By Tom Hawthorn
Special to The Globe and Mail
May 2, 2011
Jon Joe votes.
He votes for mayor and he votes for councillors and he votes for District 63 school board trustees. Every few years, he votes to send someone to the provincial Legislature, which is not so far from his home in suburban Saanich.
On Monday, he will toddle off to the neighbourhood middle school to vote for a member of Parliament to go to work in far-off Ottawa.
He takes seriously his civic duty.
“I never missed a vote since we got that chance,” he said.
Mr. Joe, 89, does not need a vote mob or an advertising campaign to remind him to go to the polls. He does so because the law once said he could not vote.
He could not exercise the full rights and responsibilities of citizenship for a simple reason. He was an “Oriental” and the white men who ran British Columbia did not recognize him as an equal. A military veteran who happened to be a loyal, taxpaying citizen, born in Victoria, was denied rights solely on the basis of his racial ancestry.
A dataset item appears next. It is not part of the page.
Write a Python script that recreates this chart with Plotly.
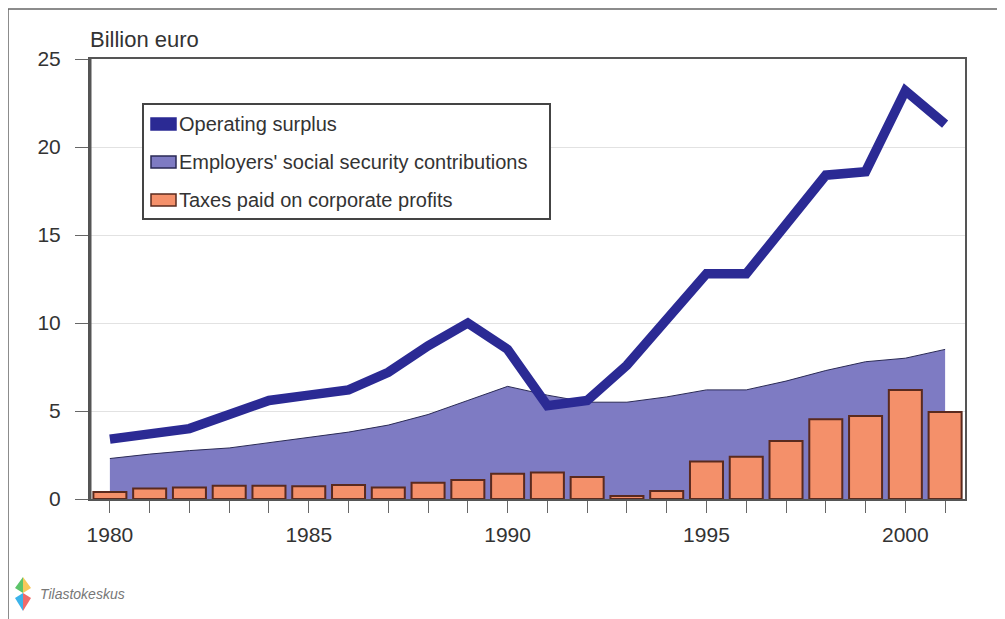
import plotly.graph_objects as go

years = [1980, 1981, 1982, 1983, 1984, 1985, 1986, 1987, 1988, 1989, 1990,
         1991, 1992, 1993, 1994, 1995, 1996, 1997, 1998, 1999, 2000, 2001]
operating_surplus = [3.4, 3.7, 4.0, 4.8, 5.6, 5.9, 6.2, 7.2, 8.7, 10.0, 8.5,
                     5.3, 5.6, 7.6, 10.3, 12.8, 12.8, 15.5, 18.4, 18.6, 23.2, 21.3]
employers_ssc = [2.3, 2.55, 2.75, 2.9, 3.2, 3.5, 3.8, 4.2, 4.8, 5.6, 6.4,
                 5.9, 5.5, 5.5, 5.8, 6.2, 6.2, 6.7, 7.3, 7.8, 8.0, 8.5]
corporate_taxes = [0.4, 0.6, 0.65, 0.75, 0.75, 0.73, 0.8, 0.65, 0.93, 1.08, 1.43,
                   1.5, 1.25, 0.17, 0.45, 2.13, 2.4, 3.3, 4.53, 4.72, 6.2, 4.95]
series_names = ["Operating surplus", "Employers' social security contributions",
                "Taxes paid on corporate profits"]
y_ticks = [0, 5, 10, 15, 20, 25]
x_label_years = [1980, 1985, 1990, 1995, 2000]

LINE_C = "#2b2a94"
AREA_C = "#7e7bc3"
BAR_C = "#f4906a"
BAR_EDGE = "#5a2a1e"
FONT = "Liberation Sans, Arial, sans-serif"
TXT = "#333333"

OFF = 8  # page body margin
W, H = 1005, 619
PL, PT, PR, PB = 90, 59, 965, 499  # plot box in page pixels
ML, MT = PL - OFF, PT - OFF
PW, PH = PR - PL, PB - PT
MR, MB = W - ML - PW, H - MT - PH


def px(x):
    return (x - PL) / PW


def py(y):
    return (PB - y) / PH


fig = go.Figure()
fig.add_trace(go.Scatter(x=years, y=employers_ssc, mode="lines", fill="tozeroy",
                         fillcolor=AREA_C, line=dict(color="#2a2a55", width=1),
                         name=series_names[1], showlegend=False,
                         xaxis="x", yaxis="y"))
fig.add_trace(go.Bar(x=years, y=corporate_taxes, width=0.83,
                     marker=dict(color=BAR_C, line=dict(color=BAR_EDGE, width=2)),
                     name=series_names[2], showlegend=False,
                     xaxis="x", yaxis="y2"))
fig.add_trace(go.Scatter(x=years, y=operating_surplus, mode="lines",
                         line=dict(color=LINE_C, width=9.5),
                         name=series_names[0], showlegend=False,
                         xaxis="x", yaxis="y2"))

shapes = []
annotations = []

# legend box
lx0, lx1, ly0, ly1 = 143, 550, 104, 219
shapes.append(dict(type="rect", xref="paper", yref="paper",
                   x0=px(lx0), x1=px(lx1), y0=py(ly1), y1=py(ly0),
                   fillcolor="white", line=dict(color="#444444", width=2), layer="above"))
legend_items = [
    (series_names[0], 124, LINE_C, LINE_C),
    (series_names[1], 162, AREA_C, "#2a2a55"),
    (series_names[2], 200, BAR_C, BAR_EDGE),
]
for name, yc, fc, lc in legend_items:
    shapes.append(dict(type="rect", xref="paper", yref="paper",
                       x0=px(151), x1=px(176), y0=py(yc + 6), y1=py(yc - 6),
                       fillcolor=fc, line=dict(color=lc, width=1.5), layer="above"))
    annotations.append(dict(text=name, xref="paper", yref="paper", x=px(177), y=py(yc),
                            xanchor="left", yanchor="middle", showarrow=False,
                            font=dict(family=FONT, size=20, color=TXT)))

# thick left axis
shapes.append(dict(type="line", xref="paper", yref="paper", x0=0, x1=0, y0=0, y1=1,
                   line=dict(color="#555555", width=3), layer="above"))

# outer frame (top and left)
shapes.append(dict(type="line", xref="paper", yref="paper", x0=px(8), x1=px(1010),
                   y0=py(9), y1=py(9), line=dict(color="#666666", width=1.5)))
shapes.append(dict(type="line", xref="paper", yref="paper", x0=px(8), x1=px(8),
                   y0=py(9), y1=py(625), line=dict(color="#666666", width=1.5)))

# logo icon
logo_parts = [
    ("#5cc46a", [(23, 577), (15, 588), (23, 593)]),
    ("#f7c85a", [(23, 577), (31, 588), (23, 593)]),
    ("#3bb3ea", [(23, 593), (15, 598), (23, 611)]),
    ("#f06a6a", [(23, 593), (31, 598), (23, 611)]),
]
for col, pts in logo_parts:
    path = "M " + " L ".join(f"{px(a)} {py(b)}" for a, b in pts) + " Z"
    shapes.append(dict(type="path", xref="paper", yref="paper", path=path,
                       fillcolor=col, line=dict(width=0)))
annotations.append(dict(text="<i>Tilastokeskus</i>", xref="paper", yref="paper",
                        x=px(38), y=py(594), xanchor="left", yanchor="middle",
                        showarrow=False, font=dict(family=FONT, size=14, color="#777777")))

annotations.append(dict(text="Billion euro", xref="paper", yref="paper", x=px(88), y=py(40),
                        xanchor="left", yanchor="middle", showarrow=False,
                        font=dict(family=FONT, size=22, color=TXT)))

fig.update_layout(
    width=W, height=H,
    margin=dict(l=ML, r=MR, t=MT, b=MB),
    paper_bgcolor="white", plot_bgcolor="white",
    showlegend=False,
    shapes=shapes, annotations=annotations,
    font=dict(family=FONT, size=21, color=TXT),
    xaxis=dict(range=[1979.5, 2001.5], tickmode="array", tickvals=years,
               ticktext=[str(y) if y in x_label_years else "" for y in years],
               ticks="outside", ticklen=12, tickcolor="#666666", tickwidth=1,
               showline=True, linecolor="#555555", linewidth=2, mirror=True,
               showgrid=False, zeroline=False, ticklabelstandoff=4,
               tickfont=dict(size=21, color=TXT)),
    yaxis=dict(range=[0, 25], tickmode="array", tickvals=y_ticks,
               ticks="outside", ticklen=13, tickcolor="#666666", tickwidth=1,
               showline=True, linecolor="#555555", linewidth=2, mirror=True,
               showgrid=True, gridcolor="#e2e2e2", gridwidth=1, zeroline=False,
               ticklabelstandoff=10, tickfont=dict(size=21, color=TXT)),
    yaxis2=dict(range=[0, 25], overlaying="y", visible=False, showgrid=False,
                zeroline=False),
)

fig.write_html("out.html")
You can find the sordid tale on the Elections Canada website.
In those days, the province decided who had the right to vote. In 1920, Solicitor General Hugh Guthrie told the Legislature, “No Oriental, whether he be Hindu, Japanese or Chinese, acquires the right to vote simply by the fact of citizenship.”
A later call for the franchise was dismissed as “sob stuff” and “claptrap” by A.W. Neill, a retired merchant who was the longtime independent MP for Comox-Alberni. The Scottish-born parliamentarian declared Canada to be a “white man’s country.” To the everlasting shame of his district, the supremacist was re-elected in 1940, his sixth consecutive successful campaign.
The national mood changed after the war, following the revelations of Nazi atrocities. Mr. Neill and other racialist members, including Thomas Reid, the Liberal member for New Westminster, had retired. In 1948, racial discrimination against citizens of Asian ancestry was removed as a bar to voting.(Another dozen years passed before the franchise was extended to First Nation peoples.) The transcript of the debate on June 15 took up less than a column of type in Hansard. Mr. Joe had the vote. He cast his first federal and provincial ballots the following year. He was 27.
“I figured I was a veteran and we got that right and so I went and voted,” he said.
In 1957, Douglas Jung, a lawyer, became the first Canadian of Chinese origin to be elected to the House of Commons. Mr. Joe had gone to school in Victoria with young Douglas, who he remembers as “a good-looking guy. he had lots of girls chasing after him. He was smart, too.”
Today, the federal office building at 401 Burrard St. in downtown Vancouver carries the Jung name.
Mr. Jung, who died in 2002, ran as a Progressive Conservative, a party favoured by his generation as it had been the Liberals responsible for the 1923 Chinese Immigration (Exclusion) act. An earlier Conservative government had imposed the hated Head Tax on Chinese immigrants.
Mr. Joe’s father, Chow Chon Wing, a merchant, paid that tax.
Jon Joe grew up in a Victoria where a nickel ticket into the movie house came with an order to sit in the balcony. He was barred from enjoying the refreshing waters of Crystal Pool, a pleasure reserved for white children.
In 1945, he became an artillery gunner and had just completed basic training in Manitoba when the war came to an end. He returned to Victoria, where he worked at the family’s Chinatown shoe store, the euphonious Toy Sing, on Government Street. For decades, he outfitted millworkers and loggers who worked the woods of Sooke and Metchosin. His brothers ran a grocery called B&E Food Market. Bill and Ed stuck with the alphabetical listing despite the humour of the name.
Jon married the former Verna Wong, who had been raised on a farm on Cadillac Avenue, near what is now the Town and Country Shopping Centre. Verna worked at the Poodle Dog and the Coffee House, earning a reputation for making the best clubhouse sandwich in the city.
On election day, the couple took their children with them to witness the act of voting.
The lesson paid off. Their daughter, Charlayne Thornton-Joe, is a Victoria city councillor. She is using her Facebook page to urge everyone to vote on Monday.
Ms.Thornton-Joe voted at an advance poll, so she would be available to help her father on voting day. He is still in mourning. Verna died in February, aged 86. This will be the first time in more than a half-century the couple will not be going to the polling place together.